- [INSTRUCTIONS TO FOLLOW] Omit images. Retype all entries verbatim.

(Plotting code records)
________________________________________
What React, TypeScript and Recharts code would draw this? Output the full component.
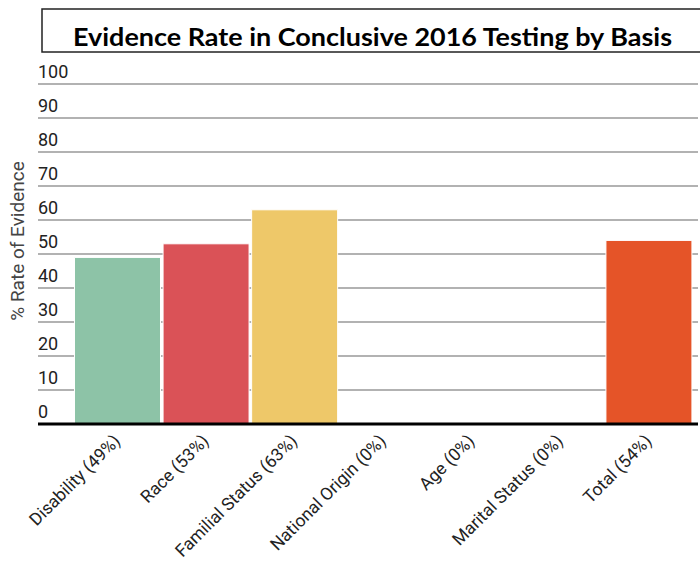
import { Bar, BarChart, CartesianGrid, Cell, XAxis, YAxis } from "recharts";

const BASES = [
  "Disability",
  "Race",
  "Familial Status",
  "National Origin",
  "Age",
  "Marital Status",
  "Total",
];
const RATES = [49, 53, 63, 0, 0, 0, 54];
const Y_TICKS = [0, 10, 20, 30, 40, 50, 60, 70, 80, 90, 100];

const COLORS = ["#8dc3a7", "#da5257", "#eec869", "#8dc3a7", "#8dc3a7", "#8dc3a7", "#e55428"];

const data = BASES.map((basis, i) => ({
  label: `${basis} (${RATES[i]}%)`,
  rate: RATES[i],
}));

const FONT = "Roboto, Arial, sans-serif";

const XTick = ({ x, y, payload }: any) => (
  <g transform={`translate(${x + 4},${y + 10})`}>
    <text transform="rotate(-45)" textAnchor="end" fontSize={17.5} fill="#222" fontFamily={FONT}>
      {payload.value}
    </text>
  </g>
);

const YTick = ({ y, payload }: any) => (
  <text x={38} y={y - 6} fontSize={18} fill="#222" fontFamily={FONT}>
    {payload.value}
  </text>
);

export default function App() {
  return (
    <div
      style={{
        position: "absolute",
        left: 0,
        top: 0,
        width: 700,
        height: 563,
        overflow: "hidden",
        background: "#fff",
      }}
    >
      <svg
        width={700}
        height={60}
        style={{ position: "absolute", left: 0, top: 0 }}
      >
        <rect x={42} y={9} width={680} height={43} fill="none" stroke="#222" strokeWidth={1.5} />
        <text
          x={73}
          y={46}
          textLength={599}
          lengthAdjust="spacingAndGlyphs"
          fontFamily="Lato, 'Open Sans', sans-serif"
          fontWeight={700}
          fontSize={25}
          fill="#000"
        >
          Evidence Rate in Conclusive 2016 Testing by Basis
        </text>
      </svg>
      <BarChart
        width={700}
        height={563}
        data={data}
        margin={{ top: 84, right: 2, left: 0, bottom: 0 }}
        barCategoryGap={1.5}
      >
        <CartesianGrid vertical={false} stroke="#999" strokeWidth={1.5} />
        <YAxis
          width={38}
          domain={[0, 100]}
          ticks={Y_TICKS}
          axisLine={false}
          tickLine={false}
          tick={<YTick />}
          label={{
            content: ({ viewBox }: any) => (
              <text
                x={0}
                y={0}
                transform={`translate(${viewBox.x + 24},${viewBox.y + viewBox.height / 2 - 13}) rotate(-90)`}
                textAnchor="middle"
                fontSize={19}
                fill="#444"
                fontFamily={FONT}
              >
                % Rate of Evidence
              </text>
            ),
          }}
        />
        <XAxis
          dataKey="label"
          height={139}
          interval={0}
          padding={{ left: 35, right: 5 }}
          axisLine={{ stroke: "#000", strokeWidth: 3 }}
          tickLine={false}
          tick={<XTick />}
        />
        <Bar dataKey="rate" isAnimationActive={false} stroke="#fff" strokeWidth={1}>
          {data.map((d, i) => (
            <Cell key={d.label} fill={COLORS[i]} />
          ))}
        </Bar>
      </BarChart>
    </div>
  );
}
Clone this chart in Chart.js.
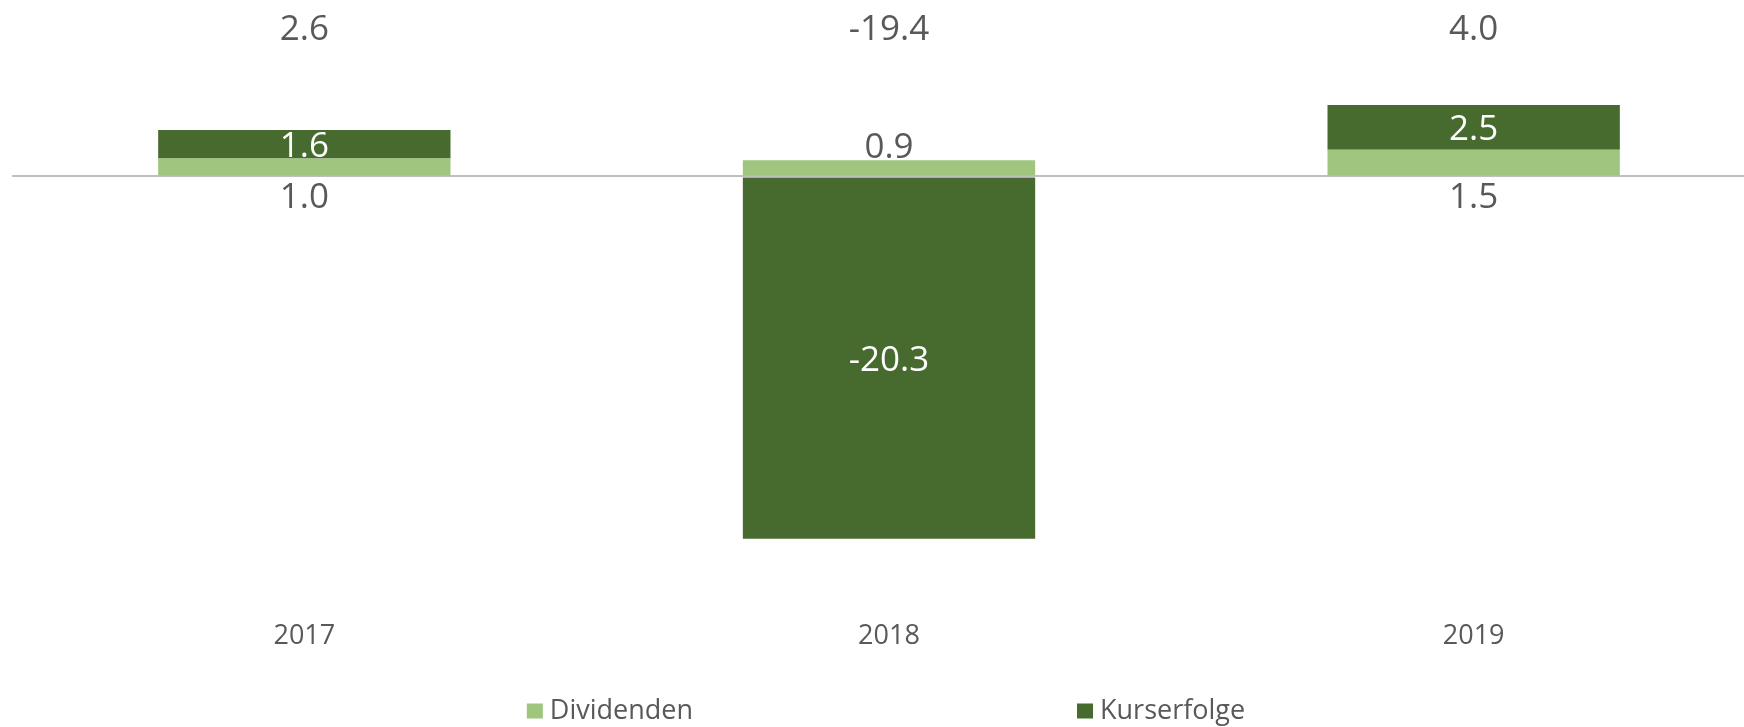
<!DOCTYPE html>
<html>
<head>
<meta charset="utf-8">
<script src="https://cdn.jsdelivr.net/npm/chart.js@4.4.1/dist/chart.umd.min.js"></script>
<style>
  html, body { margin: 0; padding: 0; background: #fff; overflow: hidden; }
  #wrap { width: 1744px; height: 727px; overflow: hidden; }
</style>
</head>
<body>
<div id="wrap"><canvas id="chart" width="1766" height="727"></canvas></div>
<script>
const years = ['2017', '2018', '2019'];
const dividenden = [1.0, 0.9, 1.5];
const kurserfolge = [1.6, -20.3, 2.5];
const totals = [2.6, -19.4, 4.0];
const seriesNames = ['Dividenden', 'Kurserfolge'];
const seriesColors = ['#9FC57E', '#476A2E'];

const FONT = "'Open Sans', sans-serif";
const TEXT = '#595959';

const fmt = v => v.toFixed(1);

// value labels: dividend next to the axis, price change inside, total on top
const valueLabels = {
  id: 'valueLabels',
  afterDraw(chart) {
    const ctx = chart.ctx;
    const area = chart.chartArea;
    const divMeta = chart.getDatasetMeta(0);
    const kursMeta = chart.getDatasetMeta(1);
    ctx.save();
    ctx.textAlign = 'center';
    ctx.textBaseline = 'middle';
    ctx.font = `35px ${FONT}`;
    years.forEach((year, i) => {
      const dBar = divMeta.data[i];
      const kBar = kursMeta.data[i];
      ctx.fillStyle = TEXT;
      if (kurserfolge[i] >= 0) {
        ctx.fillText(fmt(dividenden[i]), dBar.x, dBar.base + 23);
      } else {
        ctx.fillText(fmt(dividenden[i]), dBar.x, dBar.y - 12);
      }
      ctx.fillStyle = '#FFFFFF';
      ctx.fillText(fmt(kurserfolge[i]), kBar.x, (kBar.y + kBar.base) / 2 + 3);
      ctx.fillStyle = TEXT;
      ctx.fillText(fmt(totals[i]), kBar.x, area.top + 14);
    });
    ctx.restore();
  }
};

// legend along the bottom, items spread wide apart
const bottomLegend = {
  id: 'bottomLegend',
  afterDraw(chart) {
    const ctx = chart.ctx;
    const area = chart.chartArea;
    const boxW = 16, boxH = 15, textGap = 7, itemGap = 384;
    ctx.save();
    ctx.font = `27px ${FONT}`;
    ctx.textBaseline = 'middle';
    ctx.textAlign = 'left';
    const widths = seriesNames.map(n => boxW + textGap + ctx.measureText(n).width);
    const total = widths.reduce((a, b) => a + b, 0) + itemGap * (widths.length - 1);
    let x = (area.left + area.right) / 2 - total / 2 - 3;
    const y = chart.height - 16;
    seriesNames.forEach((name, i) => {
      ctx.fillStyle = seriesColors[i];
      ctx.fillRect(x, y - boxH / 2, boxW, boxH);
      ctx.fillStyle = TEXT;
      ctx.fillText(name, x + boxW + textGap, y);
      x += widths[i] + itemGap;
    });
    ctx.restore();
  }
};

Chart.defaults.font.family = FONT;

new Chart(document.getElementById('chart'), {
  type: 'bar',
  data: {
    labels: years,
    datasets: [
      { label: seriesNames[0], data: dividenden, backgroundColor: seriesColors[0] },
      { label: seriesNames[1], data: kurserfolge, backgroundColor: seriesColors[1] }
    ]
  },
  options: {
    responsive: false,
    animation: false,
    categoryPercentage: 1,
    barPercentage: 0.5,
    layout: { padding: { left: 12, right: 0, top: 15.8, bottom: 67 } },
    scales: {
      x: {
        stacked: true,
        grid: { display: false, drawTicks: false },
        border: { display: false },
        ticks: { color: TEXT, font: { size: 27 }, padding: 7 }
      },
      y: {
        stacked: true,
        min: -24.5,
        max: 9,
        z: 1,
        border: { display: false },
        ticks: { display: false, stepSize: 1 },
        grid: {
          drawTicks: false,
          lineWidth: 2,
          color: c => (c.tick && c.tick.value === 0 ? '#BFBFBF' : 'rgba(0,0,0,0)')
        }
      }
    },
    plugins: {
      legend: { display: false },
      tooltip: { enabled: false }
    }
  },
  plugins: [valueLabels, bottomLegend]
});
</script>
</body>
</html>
________________________________________
- [WORKED ANSWER]
What React, TypeScript and Recharts code would draw this? Output the full component.
import { Bar, BarChart, CartesianGrid, Cell, XAxis, YAxis } from "recharts";

const BASES = [
  "Disability",
  "Race",
  "Familial Status",
  "National Origin",
  "Age",
  "Marital Status",
  "Total",
];
const RATES = [49, 53, 63, 0, 0, 0, 54];
const Y_TICKS = [0, 10, 20, 30, 40, 50, 60, 70, 80, 90, 100];

const COLORS = ["#8dc3a7", "#da5257", "#eec869", "#8dc3a7", "#8dc3a7", "#8dc3a7", "#e55428"];

const data = BASES.map((basis, i) => ({
  label: `${basis} (${RATES[i]}%)`,
  rate: RATES[i],
}));

const FONT = "Roboto, Arial, sans-serif";

const XTick = ({ x, y, payload }: any) => (
  <g transform={`translate(${x + 4},${y + 10})`}>
    <text transform="rotate(-45)" textAnchor="end" fontSize={17.5} fill="#222" fontFamily={FONT}>
      {payload.value}
    </text>
  </g>
);

const YTick = ({ y, payload }: any) => (
  <text x={38} y={y - 6} fontSize={18} fill="#222" fontFamily={FONT}>
    {payload.value}
  </text>
);

export default function App() {
  return (
    <div
      style={{
        position: "absolute",
        left: 0,
        top: 0,
        width: 700,
        height: 563,
        overflow: "hidden",
        background: "#fff",
      }}
    >
      <svg
        width={700}
        height={60}
        style={{ position: "absolute", left: 0, top: 0 }}
      >
        <rect x={42} y={9} width={680} height={43} fill="none" stroke="#222" strokeWidth={1.5} />
        <text
          x={73}
          y={46}
          textLength={599}
          lengthAdjust="spacingAndGlyphs"
          fontFamily="Lato, 'Open Sans', sans-serif"
          fontWeight={700}
          fontSize={25}
          fill="#000"
        >
          Evidence Rate in Conclusive 2016 Testing by Basis
        </text>
      </svg>
      <BarChart
        width={700}
        height={563}
        data={data}
        margin={{ top: 84, right: 2, left: 0, bottom: 0 }}
        barCategoryGap={1.5}
      >
        <CartesianGrid vertical={false} stroke="#999" strokeWidth={1.5} />
        <YAxis
          width={38}
          domain={[0, 100]}
          ticks={Y_TICKS}
          axisLine={false}
          tickLine={false}
          tick={<YTick />}
          label={{
            content: ({ viewBox }: any) => (
              <text
                x={0}
                y={0}
                transform={`translate(${viewBox.x + 24},${viewBox.y + viewBox.height / 2 - 13}) rotate(-90)`}
                textAnchor="middle"
                fontSize={19}
                fill="#444"
                fontFamily={FONT}
              >
                % Rate of Evidence
              </text>
            ),
          }}
        />
        <XAxis
          dataKey="label"
          height={139}
          interval={0}
          padding={{ left: 35, right: 5 }}
          axisLine={{ stroke: "#000", strokeWidth: 3 }}
          tickLine={false}
          tick={<XTick />}
        />
        <Bar dataKey="rate" isAnimationActive={false} stroke="#fff" strokeWidth={1}>
          {data.map((d, i) => (
            <Cell key={d.label} fill={COLORS[i]} />
          ))}
        </Bar>
      </BarChart>
    </div>
  );
}
Clone this chart in Chart.js.
<!DOCTYPE html>
<html>
<head>
<meta charset="utf-8">
<script src="https://cdn.jsdelivr.net/npm/chart.js@4.4.1/dist/chart.umd.min.js"></script>
<style>
  html, body { margin: 0; padding: 0; background: #fff; overflow: hidden; }
  #wrap { width: 1744px; height: 727px; overflow: hidden; }
</style>
</head>
<body>
<div id="wrap"><canvas id="chart" width="1766" height="727"></canvas></div>
<script>
const years = ['2017', '2018', '2019'];
const dividenden = [1.0, 0.9, 1.5];
const kurserfolge = [1.6, -20.3, 2.5];
const totals = [2.6, -19.4, 4.0];
const seriesNames = ['Dividenden', 'Kurserfolge'];
const seriesColors = ['#9FC57E', '#476A2E'];

const FONT = "'Open Sans', sans-serif";
const TEXT = '#595959';

const fmt = v => v.toFixed(1);

// value labels: dividend next to the axis, price change inside, total on top
const valueLabels = {
  id: 'valueLabels',
  afterDraw(chart) {
    const ctx = chart.ctx;
    const area = chart.chartArea;
    const divMeta = chart.getDatasetMeta(0);
    const kursMeta = chart.getDatasetMeta(1);
    ctx.save();
    ctx.textAlign = 'center';
    ctx.textBaseline = 'middle';
    ctx.font = `35px ${FONT}`;
    years.forEach((year, i) => {
      const dBar = divMeta.data[i];
      const kBar = kursMeta.data[i];
      ctx.fillStyle = TEXT;
      if (kurserfolge[i] >= 0) {
        ctx.fillText(fmt(dividenden[i]), dBar.x, dBar.base + 23);
      } else {
        ctx.fillText(fmt(dividenden[i]), dBar.x, dBar.y - 12);
      }
      ctx.fillStyle = '#FFFFFF';
      ctx.fillText(fmt(kurserfolge[i]), kBar.x, (kBar.y + kBar.base) / 2 + 3);
      ctx.fillStyle = TEXT;
      ctx.fillText(fmt(totals[i]), kBar.x, area.top + 14);
    });
    ctx.restore();
  }
};

// legend along the bottom, items spread wide apart
const bottomLegend = {
  id: 'bottomLegend',
  afterDraw(chart) {
    const ctx = chart.ctx;
    const area = chart.chartArea;
    const boxW = 16, boxH = 15, textGap = 7, itemGap = 384;
    ctx.save();
    ctx.font = `27px ${FONT}`;
    ctx.textBaseline = 'middle';
    ctx.textAlign = 'left';
    const widths = seriesNames.map(n => boxW + textGap + ctx.measureText(n).width);
    const total = widths.reduce((a, b) => a + b, 0) + itemGap * (widths.length - 1);
    let x = (area.left + area.right) / 2 - total / 2 - 3;
    const y = chart.height - 16;
    seriesNames.forEach((name, i) => {
      ctx.fillStyle = seriesColors[i];
      ctx.fillRect(x, y - boxH / 2, boxW, boxH);
      ctx.fillStyle = TEXT;
      ctx.fillText(name, x + boxW + textGap, y);
      x += widths[i] + itemGap;
    });
    ctx.restore();
  }
};

Chart.defaults.font.family = FONT;

new Chart(document.getElementById('chart'), {
  type: 'bar',
  data: {
    labels: years,
    datasets: [
      { label: seriesNames[0], data: dividenden, backgroundColor: seriesColors[0] },
      { label: seriesNames[1], data: kurserfolge, backgroundColor: seriesColors[1] }
    ]
  },
  options: {
    responsive: false,
    animation: false,
    categoryPercentage: 1,
    barPercentage: 0.5,
    layout: { padding: { left: 12, right: 0, top: 15.8, bottom: 67 } },
    scales: {
      x: {
        stacked: true,
        grid: { display: false, drawTicks: false },
        border: { display: false },
        ticks: { color: TEXT, font: { size: 27 }, padding: 7 }
      },
      y: {
        stacked: true,
        min: -24.5,
        max: 9,
        z: 1,
        border: { display: false },
        ticks: { display: false, stepSize: 1 },
        grid: {
          drawTicks: false,
          lineWidth: 2,
          color: c => (c.tick && c.tick.value === 0 ? '#BFBFBF' : 'rgba(0,0,0,0)')
        }
      }
    },
    plugins: {
      legend: { display: false },
      tooltip: { enabled: false }
    }
  },
  plugins: [valueLabels, bottomLegend]
});
</script>
</body>
</html>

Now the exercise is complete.